-
A strictly hierarchical and authoritarian worldview. Everything
has to have a First, a Somebody in Charge. In any partnership,
one partner has to have the deciding vote. Groups and societies
work best with rigidly defined roles and stratifications. (There
are people who believe this way who are not fundamentalists: at
least, not religious fundamentalists.)
-
Ethical development at the "reward and punishment" stage:
morality must be defined and enforced by an external authority.
-
A lot of guilt and fear about sex.
-
Basic distrust of human beings; certainty that "uncontrolled,"
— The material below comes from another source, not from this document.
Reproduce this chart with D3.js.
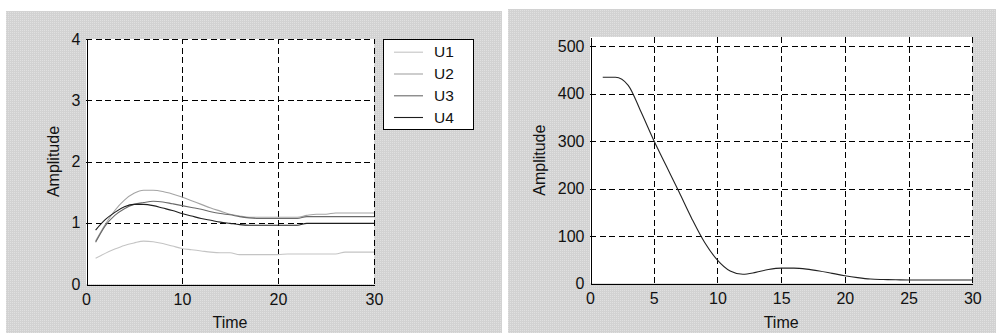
<!DOCTYPE html>
<html><head><meta charset="utf-8">
<script src="https://cdn.jsdelivr.net/npm/d3@7"></script>
<style>
html,body{margin:0;padding:0;background:#fff;}
svg{display:block;font-family:"Liberation Sans",Arial,sans-serif;}
</style></head>
<body><svg id="c" width="996" height="333"></svg>
<script>
// ---- data ----
const time = [1,2,3,4,5,6,7,8,9,10,11,12,13,14,15,16,17,18,19,20,21,22,23,24,25,26,27,28,29,30];
const seriesNames = ["U1","U2","U3","U4"];
const U1 = [0.42,0.50,0.57,0.63,0.67,0.70,0.69,0.66,0.62,0.58,0.56,0.54,0.52,0.51,0.51,0.48,0.48,0.48,0.48,0.48,0.49,0.49,0.49,0.49,0.49,0.49,0.52,0.52,0.52,0.52];
const U2 = [0.70,0.97,1.20,1.37,1.48,1.53,1.53,1.51,1.47,1.42,1.36,1.30,1.24,1.19,1.14,1.11,1.09,1.09,1.09,1.09,1.09,1.09,1.12,1.14,1.14,1.16,1.16,1.16,1.16,1.16];
const U3 = [0.68,0.95,1.12,1.23,1.30,1.33,1.35,1.34,1.31,1.28,1.25,1.22,1.18,1.15,1.13,1.10,1.08,1.07,1.07,1.07,1.07,1.07,1.10,1.10,1.10,1.10,1.10,1.10,1.10,1.10];
const U4 = [0.88,1.05,1.17,1.26,1.30,1.30,1.28,1.24,1.20,1.15,1.11,1.07,1.04,1.01,0.99,0.97,0.96,0.96,0.96,0.96,0.96,0.96,0.99,0.99,0.99,0.99,0.99,0.99,0.99,0.99];
const amplitude2 = [435,435,418,362,302,247,192,136,86,49,26,19,23,29,32,32,30,26,21,16,12,9,8,7.5,7,7,7,7,7,7];
const leftYTicks = [0,1,2,3,4];
const leftXTicks = [0,10,20,30];
const rightYTicks = [0,100,200,300,400,500];
const rightXTicks = [0,5,10,15,20,25,30];
const seriesColors = ["#c4c4c4","#a4a4a4","#6a6a6a","#1e1e1e"];

const svg = d3.select("#c");
const defs = svg.append("defs");
const pat = defs.append("pattern").attr("id","bg").attr("width",2).attr("height",2).attr("patternUnits","userSpaceOnUse");
pat.append("rect").attr("width",2).attr("height",2).attr("fill","#d2d2d2");
pat.append("rect").attr("width",1).attr("height",1).attr("fill","#e0e0e0");

function panel(opt){
  const g = svg.append("g");
  g.append("rect").attr("x",opt.px).attr("y",opt.py).attr("width",opt.pw).attr("height",opt.ph).attr("fill","url(#bg)");
  const x = d3.scaleLinear().domain(opt.xdom).range([opt.x0,opt.x1]);
  const y = d3.scaleLinear().domain(opt.ydom).range([opt.y0,opt.y1]);
  g.append("rect").attr("x",opt.x0).attr("y",opt.y1).attr("width",opt.x1-opt.x0).attr("height",opt.y0-opt.y1).attr("fill","#fff");
  // grid
  const grid = g.append("g").attr("stroke","#000").attr("stroke-width",1).attr("stroke-dasharray","6,3.6").attr("shape-rendering","crispEdges");
  opt.xt.filter(v=>v!==opt.xdom[0]).forEach(v=>{
    grid.append("line").attr("x1",Math.round(x(v))+0.5).attr("x2",Math.round(x(v))+0.5).attr("y1",opt.y0).attr("y2",opt.y1);
  });
  opt.yt.filter(v=>v!==opt.ydom[0]).forEach(v=>{
    grid.append("line").attr("y1",Math.round(y(v))+0.5).attr("y2",Math.round(y(v))+0.5).attr("x1",opt.x0).attr("x2",opt.x1);
  });
  // axes via d3
  const xa = d3.axisBottom(x).tickValues(opt.xt).tickSize(0).tickPadding(9).tickFormat(d3.format("d"));
  const ya = d3.axisLeft(y).tickValues(opt.yt).tickSize(0).tickPadding(6).tickFormat(d3.format("d"));
  const gx = g.append("g").attr("transform",`translate(0,${Math.round(opt.y0)+0.5})`).call(xa);
  const gy = g.append("g").attr("transform",`translate(${Math.round(opt.x0)+0.5},0)`).call(ya);
  [gx,gy].forEach(a=>{
    a.select(".domain").attr("stroke","#000").attr("shape-rendering","crispEdges");
    a.selectAll("text").attr("font-size",16).attr("fill","#111").attr("font-family","Liberation Sans, Arial, sans-serif");
  });
  g.append("text").attr("x",(opt.x0+opt.x1)/2).attr("y",opt.xlabY).attr("text-anchor","middle").attr("font-size",16).attr("fill","#111").text("Time");
  g.append("text").attr("transform",`translate(${opt.ylabX},${(opt.y0+opt.y1)/2}) rotate(-90)`).attr("text-anchor","middle").attr("font-size",16).attr("fill","#111").text("Amplitude");
  return {g,x,y};
}

// left panel
const L = panel({px:6,py:11,pw:496,ph:322,x0:86,x1:374,y0:284,y1:39,xdom:[0,30],ydom:[0,4],xt:leftXTicks,yt:leftYTicks,xlabY:328,ylabX:58.5});
const leftSeries = [U1,U2,U3,U4];
const lineL = d3.line().curve(d3.curveMonotoneX);
leftSeries.forEach((s,i)=>{
  L.g.append("path").attr("d",lineL(time.map((t,j)=>[L.x(t),L.y(s[j])]))).attr("fill","none").attr("stroke",seriesColors[i]).attr("stroke-width",1.1);
});
// legend
const lg = L.g.append("g");
lg.append("rect").attr("x",383.5).attr("y",39.5).attr("width",90).attr("height",90).attr("fill","#fff").attr("stroke","#000").attr("stroke-width",1);
const legY = [51.7,73.5,95.3,117];
seriesNames.forEach((n,i)=>{
  lg.append("line").attr("x1",394).attr("x2",423).attr("y1",legY[i]+0.5).attr("y2",legY[i]+0.5).attr("stroke",seriesColors[i]).attr("stroke-width",1.1);
  lg.append("text").attr("x",434).attr("y",legY[i]).attr("dy","0.36em").attr("font-size",15.5).attr("fill","#111").text(n);
});

// right panel
const R = panel({px:508,py:9,pw:488,ph:324,x0:590,x1:972.3,y0:283.3,y1:37,xdom:[0,30],ydom:[0,520],xt:rightXTicks,yt:rightYTicks,xlabY:328,ylabX:545});
R.g.append("path").attr("d",lineL(time.map((t,j)=>[R.x(t),R.y(amplitude2[j])]))).attr("fill","none").attr("stroke","#222").attr("stroke-width",1.1);
</script></body></html>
human beings will be bad and vicious, particularly in sexual ways.
-
Low tolerance for ambiguity. Everything must be clear cut, black
and white. Nothing can be "possibly true but unproven at
this time, we're still studying it." Fundamentalists regard
science as flawed precisely because science changes. (A striking
characteristic of fundamentalists is that their response to any
setback which may instill doubt is to step up evangelizing for
converts.)
-
Literalism, usually including a limited sense of humor.
-
Distrust of their own judgment, or any other human being's judgment.
-
Fear of the future. The driving motivation of fundamentalism appears
to outsiders to be fear that oneself or the group one identifies
with is losing power and prerequisites and is in danger from others
who are gaining power. This is not how fundamentalists put it.
-
A low self-esteem that finds satisfaction in being one of the
Elect, superior to all others. It seems to be particularly rewarding
to know that rich people have a real hard time getting into Heaven.
The
life experience of fundamentalist that seems to encourage these
traits include:
-
Conditional love: parents, or other authority figures, withheld
love to control behavior.
-
Other factors -- sometimes mental, emotional, or even physical
abuse -- that minimized self-esteem.
-
For those who grew up fundamentalist, the church was the central
activity of family life, all else was subsidiary to the church,
and social interaction with "non-believers" was discouraged,
except when evangelizing.
-
Those who have converted to fundamentalism often grew up without
any firm philosophical framework, or experienced some trauma that
destroyed their former framework. They were at a time in their
lives when they needed absolute Answers.
Fundamentalist
groups reinforce these traits:
-
They insist on a rigid hierarchy of authority. The more extreme
the group, the more authority is concentrated in one central figure.
-
The group, and the authority figure(s) within the group, withhold
or bestow love to control behavior. Misbehaving members are cut
off from communication.
-
They magnify current social and individual evils and dwell on
the "innate wickedness of man."
-
Sexual "immorality" is often their central cause.
-
They promote a Truth which is superior to all other truths because
it is absolute and unchanging.
-
They promote distrust of one's personal judgment, being subject
instead to the given truths of the group, the judgment of the
church as a body, or the proclamations of a central authority
figure.
-
They are apocalyptic, foretelling an immanent and horrifying future
which only the faithful will survive. Any disaster in the news
is magnified as "a sign of the apocalypse.